We are embodied but our individual `selves’ are constructed by our interactions with our own bodies and with a lot of surrounding entities, some of them abstract and not embodied, at least not in a direct way. (Embodiment can be a misleading description of, say, a community but it is a valid description if properly qualified by references, for example, to past and future generations or even the me of last year and the you of ten years from now.)
We are, in some reductionistic but legitimate sense, mappings in our brains, mappings which include both our individual and communal selves. In a book I released for download recently, A More Exact Understanding of Human Being, I wrote:
In the December, 2007 edition of Brain in the News published by Dana Foundation, there was a reprint of an article I Feel Your Pain which was published at Salon. It seems that specific brain-cells have been found which respond to distress on the part of a nearby creature. True pain can be felt when we see others suffering.
Why not? The destruction by fire of cells on the tips of our fingers doesn’t magically lead to pain felt in our brains or in parts of the nervous system between finger and brain. There is no magical, nor metaphysical, foundation to the processes of pain in our bodies. It’s a result of biological selection processes which favored nervous systems which registered damage in such ways as to force the organism to react strongly. There is something real about pain but that reality is mediated by way of nervous system interactions more the result of tinkering than of design of the sort possible to modern engineers.

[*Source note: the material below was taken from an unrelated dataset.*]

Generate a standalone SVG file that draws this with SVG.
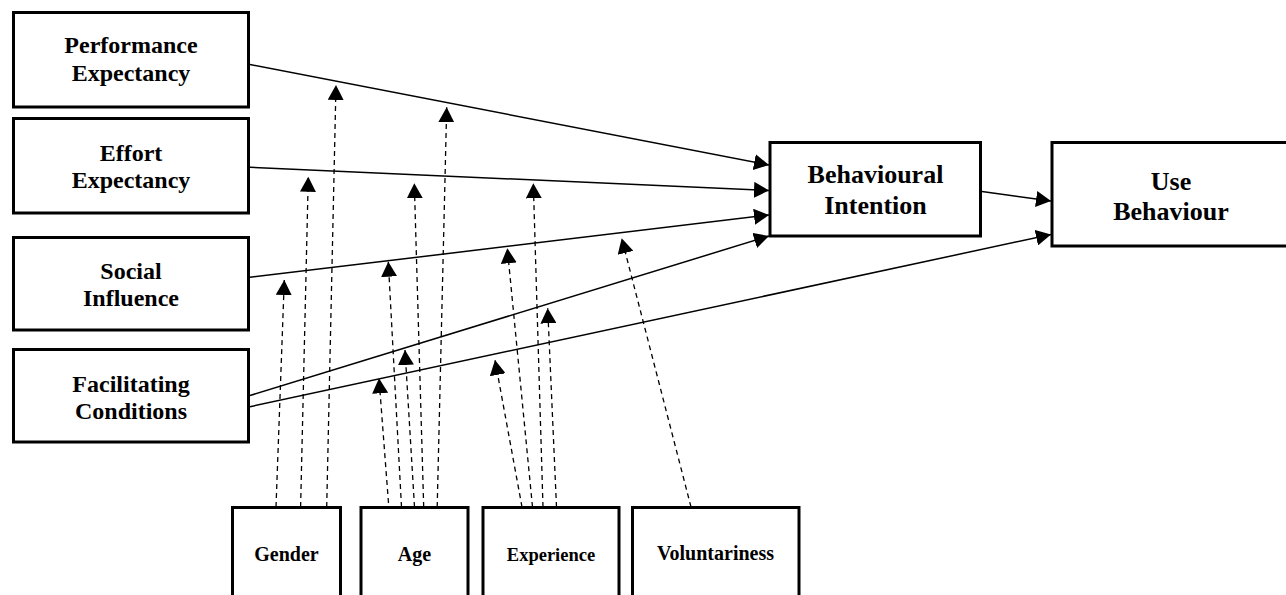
<svg xmlns="http://www.w3.org/2000/svg" width="1286" height="595" viewBox="0 0 1286 595">
<style>
.box{fill:#fff;stroke:#000;stroke-width:3}
.t{font-family:"Liberation Serif","Times New Roman",serif;font-weight:bold;fill:#000;text-anchor:middle}
.l{font-size:24px}
.r{font-size:26px}
.b{font-size:20px}
.s{fill:none;stroke:#000;stroke-width:1.5;marker-end:url(#ah)}
.d{fill:none;stroke:#000;stroke-width:1.3;stroke-dasharray:5,4;marker-end:url(#ah)}
</style>
<defs>
<marker id="ah" markerUnits="userSpaceOnUse" viewBox="0 0 15 16" refX="15" refY="8" markerWidth="15" markerHeight="16" orient="auto">
<path d="M0,0 L15,8 L0,16 Z" fill="#000"/>
</marker>
</defs>
<rect width="1286" height="595" fill="#fff"/>
<g id="pe"><rect class="box" x="13.5" y="12.5" width="235" height="94.5"/><text class="t l" x="131" y="53">Performance</text><text class="t l" x="131" y="81">Expectancy</text></g>
<g id="ee"><rect class="box" x="13.5" y="118.5" width="235" height="94.5"/><text class="t l" x="131" y="161">Effort</text><text class="t l" x="131" y="188">Expectancy</text></g>
<g id="si"><rect class="box" x="13.5" y="237.5" width="235" height="92.5"/><text class="t l" x="131" y="279">Social</text><text class="t l" x="131" y="306">Influence</text></g>
<g id="fc"><rect class="box" x="13.5" y="349.5" width="235" height="92.5"/><text class="t l" x="131" y="392">Facilitating</text><text class="t l" x="131" y="419">Conditions</text></g>
<g id="bi"><rect class="box" x="770" y="142.5" width="210.5" height="93.5"/><text class="t r" x="875.5" y="183">Behavioural</text><text class="t r" x="875.5" y="214">Intention</text></g>
<g id="ub"><rect class="box" x="1052" y="142.5" width="250" height="103.5"/><text class="t r" x="1171" y="190">Use</text><text class="t r" x="1171" y="220">Behaviour</text></g>
<g id="gender"><rect class="box" x="232.5" y="507.5" width="108" height="100"/><text class="t b" x="286.5" y="561">Gender</text></g>
<g id="age"><rect class="box" x="361" y="507.5" width="107" height="100"/><text class="t b" x="414.5" y="561">Age</text></g>
<g id="experience"><rect class="box" x="483" y="507.5" width="136" height="100"/><text class="t" style="font-size:18.5px" x="551" y="561">Experience</text></g>
<g id="voluntariness"><rect class="box" x="632.5" y="507.5" width="166.5" height="100"/><text class="t b" x="715.5" y="560">Voluntariness</text></g>
<g id="connectors">
<line class="s" x1="250" y1="64.5" x2="769" y2="165"/>
<line class="s" x1="250" y1="167.3" x2="769" y2="190.5"/>
<line class="s" x1="250" y1="277.3" x2="769" y2="215"/>
<line class="s" x1="250" y1="395.5" x2="769" y2="236"/>
<line class="s" x1="250" y1="406.7" x2="1051" y2="234.5"/>
<line class="s" x1="982" y1="191.5" x2="1051" y2="201"/>
<line class="d" x1="276" y1="507" x2="284.3" y2="280"/>
<line class="d" x1="300.6" y1="507" x2="308.3" y2="176.7"/>
<line class="d" x1="326.7" y1="507" x2="336" y2="85"/>
<line class="d" x1="388.5" y1="503" x2="379" y2="378.3"/>
<line class="d" x1="414.5" y1="507" x2="405" y2="350"/>
<line class="d" x1="401.5" y1="507" x2="388.3" y2="261.7"/>
<line class="d" x1="423.7" y1="507" x2="414.3" y2="183.3"/>
<line class="d" x1="437.2" y1="507" x2="446.7" y2="107.3"/>
<line class="d" x1="522" y1="507" x2="495" y2="360"/>
<line class="d" x1="532.5" y1="507" x2="507.3" y2="248.3"/>
<line class="d" x1="543" y1="507" x2="533.3" y2="183.3"/>
<line class="d" x1="556.5" y1="507" x2="547.7" y2="308.3"/>
<line class="d" x1="691" y1="507" x2="621.7" y2="238.3"/>
</g>
</svg>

It seems quite reasonable that we would be made so that those brain-cells registering pain might well react to the pain of others, especially others who might be members of our communities. It’s this simple: if we build drones or other robotic devices to monitor forests for fires, then any reaction tied to direct detection of a fire can also be activated if the robot sees another robot acting as if it detected a fire. In a human being, or another social animal, we can merely add a mapping `module’ in the brain to put ourselves in the place of another and that reaction is experienced as something akin to the pain we would feel if we were actually in that situation ourselves.
Tentatively, we can say that empathy is the response of certain brain-cells to certain sorts of stimuli. That stimuli can be directly provided by the surrounding environment or it can be provided by signaling of various sorts.
Is that really empathy? Is that what ties us together during times of distress and trouble? Is that what motivates some to take in orphans and others to go off to serve in regions just hit by natural disasters? Is that what leads Joe to feel sorry for a man who just lost his beloved wife even when he’s the jerk who cheated Joe out of a promotion? We seem to have a need for some sort of higher explanation, something that would raise our emotions—loves and hates—into a realm more pure than our world of flesh and blood, dirt and rocks. There’s no reason to expect such an explanation exists. Though the entities of this concrete realm be shaped from more abstract stuff, neither concrete entities of this world nor their complex aspects are to be found in some realm of ethereal being and beings.
This world seems to contain various sorts of two-edged swords. It’s hardly surprising that we come into existence as, shall we say, tentative individual persons and communal persons by way of processes which also leave us vulnerable to magician’s tricks and maybe to manipulation by various sorts of human predators.